§ THE REQUEST
Keep the pictures out of the copy and repeat the records exactly.
++++++++++++++++++++
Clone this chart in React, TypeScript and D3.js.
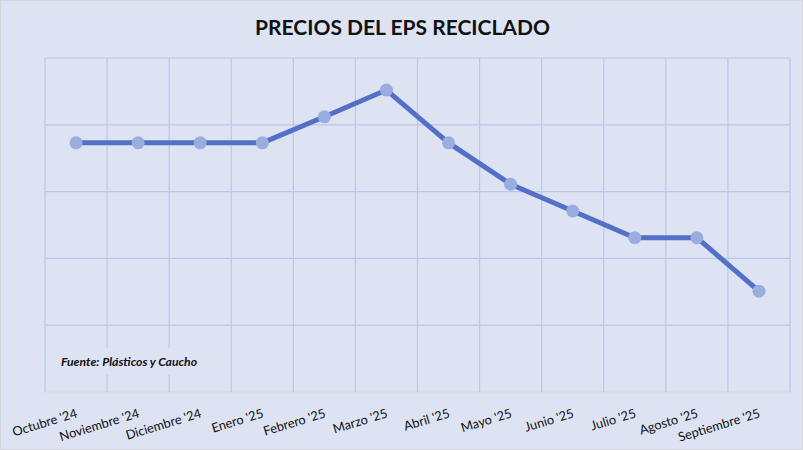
import React from "react";
import * as d3 from "d3";

const WIDTH = 803;
const HEIGHT = 450;
const MARGIN = { top: 58, right: 13, bottom: 58, left: 45 };

// Months on the category axis
const MONTHS = [
  "Octubre '24",
  "Noviembre '24",
  "Diciembre '24",
  "Enero '25",
  "Febrero '25",
  "Marzo '25",
  "Abril '25",
  "Mayo '25",
  "Junio '25",
  "Julio '25",
  "Agosto '25",
  "Septiembre '25",
];
// Price index (no axis labels in the original, read in gridline units)
const PRICES = [3.73, 3.73, 3.73, 3.73, 4.12, 4.52, 3.73, 3.11, 2.71, 2.31, 2.31, 1.51];
const Y_TICKS = [0, 1, 2, 3, 4, 5];

const BG = "#dde3f3";
const GRID = "#b9c8ea";
const LINE = "#5470c6";
const MARKER = "#9aaddf";
const FONT = "Lato, 'Open Sans', sans-serif";

export default function App() {
  const x = d3
    .scaleBand<string>()
    .domain(MONTHS)
    .range([MARGIN.left, WIDTH - MARGIN.right])
    .padding(0);
  const y = d3
    .scaleLinear()
    .domain([0, 5])
    .range([HEIGHT - MARGIN.bottom, MARGIN.top]);

  const cx = (m: string) => (x(m) ?? 0) + x.bandwidth() / 2;

  const line = d3
    .line<number>()
    .x((_, i) => cx(MONTHS[i]))
    .y((d) => y(d));

  const bottom = y(0);
  const top = y(5);

  return (
    <svg
      width={WIDTH}
      height={HEIGHT}
      style={{ position: "absolute", left: 0, top: 0, display: "block" }}
    >
      <rect x={0} y={0} width={WIDTH} height={HEIGHT} fill={BG} />
      <rect x={0.5} y={0.5} width={WIDTH - 1} height={HEIGHT - 1} fill="none" stroke="#d4d6dc" />

      <text
        x={WIDTH / 2 + 1}
        y={35}
        textAnchor="middle"
        fontFamily={FONT}
        fontWeight="bold"
        fontSize={21}
        fill="#111"
      >
        PRECIOS DEL EPS RECICLADO
      </text>

      {/* horizontal grid */}
      {Y_TICKS.map((t) => (
        <line
          key={"h" + t}
          x1={MARGIN.left}
          x2={WIDTH - MARGIN.right}
          y1={y(t)}
          y2={y(t)}
          stroke={t === 0 ? "#d9d6d6" : GRID}
          strokeWidth={1.2}
        />
      ))}
      {/* vertical grid at category boundaries */}
      {[...MONTHS.map((m) => x(m) ?? 0), WIDTH - MARGIN.right].map((gx, i) => (
        <line key={"v" + i} x1={gx} x2={gx} y1={top} y2={bottom} stroke={GRID} strokeWidth={1.2} />
      ))}

      {/* source note with its own backdrop over the grid */}
      <rect x={55} y={348} width={152} height={27} fill={BG} />
      <text
        x={61}
        y={366}
        fontFamily={FONT}
        fontStyle="italic"
        fontWeight="bold"
        fontSize={12.2}
        fill="#111"
      >
        Fuente: Plásticos y Caucho
      </text>

      <path
        d={line(PRICES) || ""}
        fill="none"
        stroke={LINE}
        strokeWidth={5}
        strokeLinejoin="round"
      />
      {PRICES.map((p, i) => (
        <circle key={i} cx={cx(MONTHS[i])} cy={y(p)} r={6.5} fill={MARKER} />
      ))}

      {/* rotated category labels */}
      {MONTHS.map((m) => (
        <text
          key={m}
          transform={`translate(${cx(m) + 2},${bottom + 25}) rotate(-17)`}
          textAnchor="end"
          fontFamily={FONT}
          fontSize={12.8}
          fill="#111"
        >
          {m}
        </text>
      ))}
    </svg>
  );
}
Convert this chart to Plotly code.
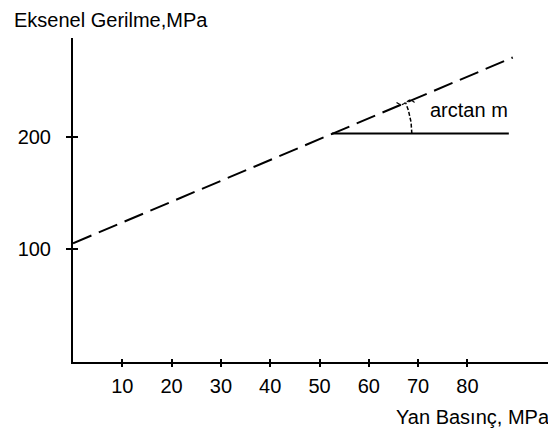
++++++++++++++++++++
§ CORRECT RESPONSE
Clone this chart in React, TypeScript and D3.js.
import React from "react";
import * as d3 from "d3";

const WIDTH = 803;
const HEIGHT = 450;
const MARGIN = { top: 58, right: 13, bottom: 58, left: 45 };

// Months on the category axis
const MONTHS = [
  "Octubre '24",
  "Noviembre '24",
  "Diciembre '24",
  "Enero '25",
  "Febrero '25",
  "Marzo '25",
  "Abril '25",
  "Mayo '25",
  "Junio '25",
  "Julio '25",
  "Agosto '25",
  "Septiembre '25",
];
// Price index (no axis labels in the original, read in gridline units)
const PRICES = [3.73, 3.73, 3.73, 3.73, 4.12, 4.52, 3.73, 3.11, 2.71, 2.31, 2.31, 1.51];
const Y_TICKS = [0, 1, 2, 3, 4, 5];

const BG = "#dde3f3";
const GRID = "#b9c8ea";
const LINE = "#5470c6";
const MARKER = "#9aaddf";
const FONT = "Lato, 'Open Sans', sans-serif";

export default function App() {
  const x = d3
    .scaleBand<string>()
    .domain(MONTHS)
    .range([MARGIN.left, WIDTH - MARGIN.right])
    .padding(0);
  const y = d3
    .scaleLinear()
    .domain([0, 5])
    .range([HEIGHT - MARGIN.bottom, MARGIN.top]);

  const cx = (m: string) => (x(m) ?? 0) + x.bandwidth() / 2;

  const line = d3
    .line<number>()
    .x((_, i) => cx(MONTHS[i]))
    .y((d) => y(d));

  const bottom = y(0);
  const top = y(5);

  return (
    <svg
      width={WIDTH}
      height={HEIGHT}
      style={{ position: "absolute", left: 0, top: 0, display: "block" }}
    >
      <rect x={0} y={0} width={WIDTH} height={HEIGHT} fill={BG} />
      <rect x={0.5} y={0.5} width={WIDTH - 1} height={HEIGHT - 1} fill="none" stroke="#d4d6dc" />

      <text
        x={WIDTH / 2 + 1}
        y={35}
        textAnchor="middle"
        fontFamily={FONT}
        fontWeight="bold"
        fontSize={21}
        fill="#111"
      >
        PRECIOS DEL EPS RECICLADO
      </text>

      {/* horizontal grid */}
      {Y_TICKS.map((t) => (
        <line
          key={"h" + t}
          x1={MARGIN.left}
          x2={WIDTH - MARGIN.right}
          y1={y(t)}
          y2={y(t)}
          stroke={t === 0 ? "#d9d6d6" : GRID}
          strokeWidth={1.2}
        />
      ))}
      {/* vertical grid at category boundaries */}
      {[...MONTHS.map((m) => x(m) ?? 0), WIDTH - MARGIN.right].map((gx, i) => (
        <line key={"v" + i} x1={gx} x2={gx} y1={top} y2={bottom} stroke={GRID} strokeWidth={1.2} />
      ))}

      {/* source note with its own backdrop over the grid */}
      <rect x={55} y={348} width={152} height={27} fill={BG} />
      <text
        x={61}
        y={366}
        fontFamily={FONT}
        fontStyle="italic"
        fontWeight="bold"
        fontSize={12.2}
        fill="#111"
      >
        Fuente: Plásticos y Caucho
      </text>

      <path
        d={line(PRICES) || ""}
        fill="none"
        stroke={LINE}
        strokeWidth={5}
        strokeLinejoin="round"
      />
      {PRICES.map((p, i) => (
        <circle key={i} cx={cx(MONTHS[i])} cy={y(p)} r={6.5} fill={MARKER} />
      ))}

      {/* rotated category labels */}
      {MONTHS.map((m) => (
        <text
          key={m}
          transform={`translate(${cx(m) + 2},${bottom + 25}) rotate(-17)`}
          textAnchor="end"
          fontFamily={FONT}
          fontSize={12.8}
          fill="#111"
        >
          {m}
        </text>
      ))}
    </svg>
  );
}
Convert this chart to Plotly code.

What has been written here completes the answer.